Response of the market

The prices of Bitcoin and other altcoins always remained premium on the Indian exchanges compared to their overseas counterpart. However, the RBI notice has turned the table entirely. Due to massive distress selling, BTC’s price took a massive hit last Thursday on all Indian exchanges including the popular Zebpay and Koinex.

While Bitcoin was trading at around INR 430,000 ($6,650) in international exchanges after RBI’s announcement, it was available at INR 375,000 on Indian exchanges. This was odd as Indian investors always had to pay a premium of around 5-10 percent while buying Bitcoin.

After a distress sale of Bitcoin last Thursday, a Mumbai-based retail investor told Business Standard: “I have no other recourse if banks don’t allow sale proceeds from bitcoin exchanges to get transferred to my account in the future.”

However, the price was restored soon to the global level due to the influx of arbitrageurs in the discounted market.

What’s next?

There is an outrage among both the exchanges and the investors as the government already instated a committee to study the new sector, which is very complex in nature.

“The understanding in the market was that the government has set up the Subhash Garg committee to regulate cryptocurrencies. But now, the RBI has gone ahead and said that all banking transactions will cease after three months. You cannot ban something when so many people have invested in it. This is tantamount to demonetization of cryptocurrencies,” said Vishal Gupta, founder of binex.trade, to Business Standard.

Unlike China, which banned all cryptocurrency exchanges last year, India is a democracy and as a large pool of investors and business are already involved with cryptocurrencies, a decision like this is very odd.

It is interesting to note that Indian banks did not come out in the limelight of the media to go for or against cryptocurrencies. They, however, have a reputation to be against digital coins, as many banks barred their customers from purchasing cryptocurrencies using their credit or debit card.

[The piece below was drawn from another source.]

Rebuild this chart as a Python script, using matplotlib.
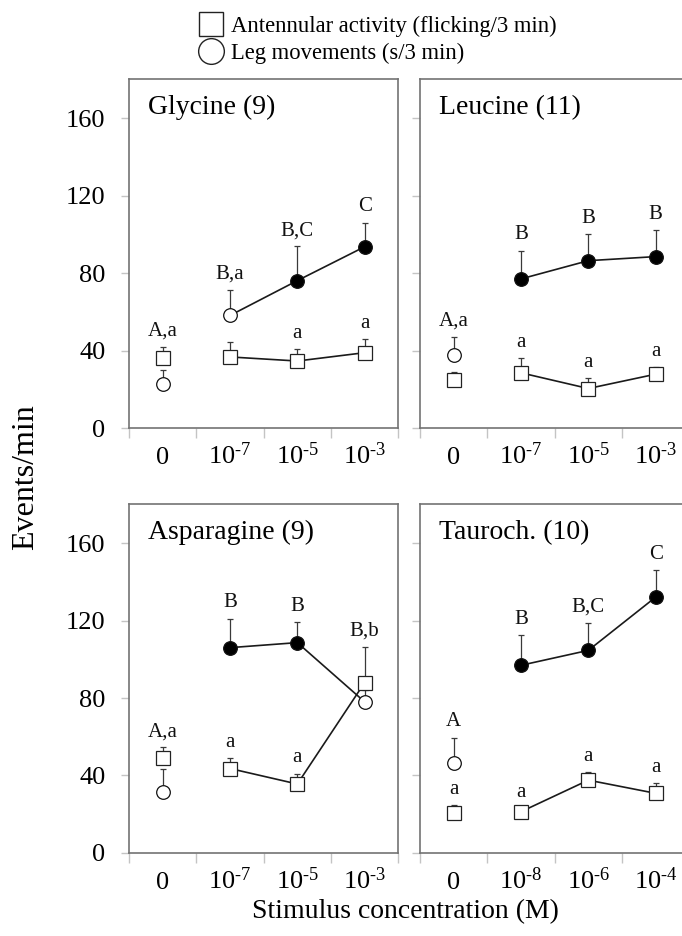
import numpy as np
import matplotlib
matplotlib.use("Agg")
import matplotlib.pyplot as plt
from matplotlib.lines import Line2D

plt.rcParams['font.family'] = ['Liberation Serif', 'DejaVu Serif']
plt.rcParams['mathtext.fontset'] = 'custom'
plt.rcParams['mathtext.rm'] = 'Liberation Serif'

# concentration axis: 0 = control, otherwise exponent of 10 (M)
conc_glycine = ['0', '-7', '-5', '-3']
conc_leucine = ['0', '-7', '-5', '-3']
conc_asparagine = ['0', '-7', '-5', '-3']
conc_tauroch = ['0', '-8', '-6', '-4']

# antennular flicking (mean, +SE) and leg movements (mean, +SE), events/min
ant_glycine = [36.2, 36.7, 34.6, 38.9]
ant_err_glycine = [5.6, 7.7, 6.0, 6.9]
leg_glycine = [22.5, 58.1, 76.1, 93.6]
leg_err_glycine = [7.7, 13.4, 17.7, 12.5]
leg_sig_glycine = [False, False, True, True]

ant_leucine = [24.7, 28.5, 20.4, 27.8]
ant_err_leucine = [4.3, 7.7, 5.2, 3.7]
leg_leucine = [37.5, 77.0, 86.4, 88.5]
leg_err_leucine = [9.5, 14.6, 13.7, 13.7]
leg_sig_leucine = [False, True, True, True]

ant_asparagine = [49.1, 43.6, 35.6, 88.0]
ant_err_asparagine = [5.4, 5.2, 5.4, 18.3]
leg_asparagine = [31.6, 106.0, 108.6, 78.0]
leg_err_asparagine = [12.0, 15.0, 10.6, 6.0]
leg_sig_asparagine = [False, True, True, False]

ant_tauroch = [20.5, 21.3, 37.6, 30.8]
ant_err_tauroch = [4.2, 2.0, 4.3, 5.4]
leg_tauroch = [46.2, 96.9, 104.6, 132.1]
leg_err_tauroch = [13.4, 15.8, 14.1, 13.8]
leg_sig_tauroch = [False, True, True, True]

# significance letters: (concentration index, series they sit over, text)
let_glycine = [(0, 'ant', 'A,a'), (1, 'leg', 'B,a'), (2, 'leg', 'B,C'), (2, 'ant', 'a'),
               (3, 'leg', 'C'), (3, 'ant', 'a')]
let_leucine = [(0, 'leg', 'A,a'), (1, 'leg', 'B'), (1, 'ant', 'a'), (2, 'leg', 'B'),
               (2, 'ant', 'a'), (3, 'leg', 'B'), (3, 'ant', 'a')]
let_asparagine = [(0, 'ant', 'A,a'), (1, 'leg', 'B'), (1, 'ant', 'a'), (2, 'leg', 'B'),
                  (2, 'ant', 'a'), (3, 'ant', 'B,b')]
let_tauroch = [(0, 'leg', 'A'), (0, 'ant', 'a'), (1, 'leg', 'B'), (1, 'ant', 'a'),
               (2, 'leg', 'B,C'), (2, 'ant', 'a'), (3, 'leg', 'C'), (3, 'ant', 'a')]

panels = [
    ('Glycine (9)', conc_glycine, ant_glycine, ant_err_glycine, leg_glycine,
     leg_err_glycine, leg_sig_glycine, let_glycine),
    ('Leucine (11)', conc_leucine, ant_leucine, ant_err_leucine, leg_leucine,
     leg_err_leucine, leg_sig_leucine, let_leucine),
    ('Asparagine (9)', conc_asparagine, ant_asparagine, ant_err_asparagine, leg_asparagine,
     leg_err_asparagine, leg_sig_asparagine, let_asparagine),
    ('Tauroch. (10)', conc_tauroch, ant_tauroch, ant_err_tauroch, leg_tauroch,
     leg_err_tauroch, leg_sig_tauroch, let_tauroch),
]


def conc_label(c):
    if c == '0':
        return '0'
    # short hyphen in the exponent instead of a math minus
    return '$\\mathregular{10^{\u2010' + c.lstrip('-') + '}}$'


fig = plt.figure(figsize=(6.82, 9.36), dpi=100)

lefts = [0.1891, 0.6158]
bottoms = [0.5427, 0.0887]
w_ax, h_ax = 0.3950, 0.3725

spine_col = '#737373'
tick_col = '#c4c4c4'

for k, (title, conc, ant, ant_err, leg, leg_err, leg_sig, letters) in enumerate(panels):
    row, col = divmod(k, 2)
    ax = fig.add_axes([lefts[col], bottoms[row], w_ax, h_ax])
    x = np.arange(4) + 0.5
    ant = np.array(ant)
    leg = np.array(leg)
    ant_err = np.array(ant_err)
    leg_err = np.array(leg_err)

    # upper-only error bars
    ax.errorbar(x, ant, yerr=[np.zeros(4), ant_err], fmt='none', ecolor='#3a3a3a',
                elinewidth=0.9, capsize=2.5, capthick=0.9, zorder=1)
    ax.errorbar(x, leg, yerr=[np.zeros(4), leg_err], fmt='none', ecolor='#3a3a3a',
                elinewidth=0.9, capsize=2.5, capthick=0.9, zorder=1)

    # connecting lines only across stimulus concentrations
    ax.plot(x[1:], ant[1:], color='#1a1a1a', lw=1.2, zorder=2)
    ax.plot(x[1:], leg[1:], color='#1a1a1a', lw=1.2, zorder=2)

    ax.plot(x, ant, ls='none', marker='s', ms=9.5, mfc='white', mec='#222222',
            mew=0.9, zorder=3)
    for xi, yi, sig in zip(x, leg, leg_sig):
        ax.plot(xi, yi, ls='none', marker='o', ms=9.8,
                mfc='black' if sig else 'white', mec='#111111', mew=0.9, zorder=3)

    for i, series, txt in letters:
        top = ant[i] + ant_err[i] if series == 'ant' else leg[i] + leg_err[i]
        ax.annotate(txt, xy=(x[i], top), xytext=(0, 8), textcoords='offset points',
                    ha='center', va='baseline', fontsize=15, color='#111111')

    ax.annotate(title, xy=(0, 1), xycoords='axes fraction', xytext=(14, -25),
                textcoords='offset points', ha='left', va='baseline', fontsize=20)

    ax.set_xlim(0, 4)
    ax.set_ylim(0, 180)
    ax.set_xticks([0, 1, 2, 3, 4])
    ax.set_xticklabels([])
    ax.set_xticks(x, minor=True)
    ax.set_xticklabels([conc_label(c) for c in conc], minor=True, fontsize=19)
    for lab in ax.get_xticklabels(minor=True):
        lab.set_verticalalignment('baseline')
    ax.tick_params(axis='x', which='major', direction='out', length=7, width=1,
                   color=tick_col)
    ax.tick_params(axis='x', which='minor', length=0, pad=26)
    ax.set_yticks([0, 40, 80, 120, 160])
    ax.tick_params(axis='y', direction='out', length=6, width=1, color=tick_col,
                   pad=11, labelsize=19)
    if col == 1:
        ax.set_yticklabels([])
    for s in ax.spines.values():
        s.set_color(spine_col)
        s.set_linewidth(1.2)

fig.text(0.037, 0.49, 'Events/min', rotation=90, ha='center', va='center', fontsize=23)
fig.text(0.594, 0.026, 'Stimulus concentration (M)', ha='center', va='center', fontsize=20)

handles = [
    Line2D([], [], ls='none', marker='s', ms=17, mfc='white', mec='#222222', mew=1.0),
    Line2D([], [], ls='none', marker='o', ms=18.5, mfc='white', mec='#222222', mew=1.0),
]
fig.legend(handles, ['Antennular activity (flicking/3 min)', 'Leg movements (s/3 min)'],
           loc='upper left', bbox_to_anchor=(0.27, 1.0), frameon=False, fontsize=16.3,
           handlelength=1.0, handletextpad=0.35, labelspacing=0.27, borderpad=0.2)

fig.savefig('out.png', dpi=100)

According to tax experts, this decision will affect the pockets of the government as well if the exchanges finally decide to move abroad. Riaz Thingna, Director of Grant Thornton Advisory, told the Economic Times: “Even after such a move, Indian investors may be able to continue to invest with the platforms through innovative structures. Volumes from India will surely go down but profits from business originating from India may escape tax in India as the exchanges would not have a permanent establishment in India after the move.”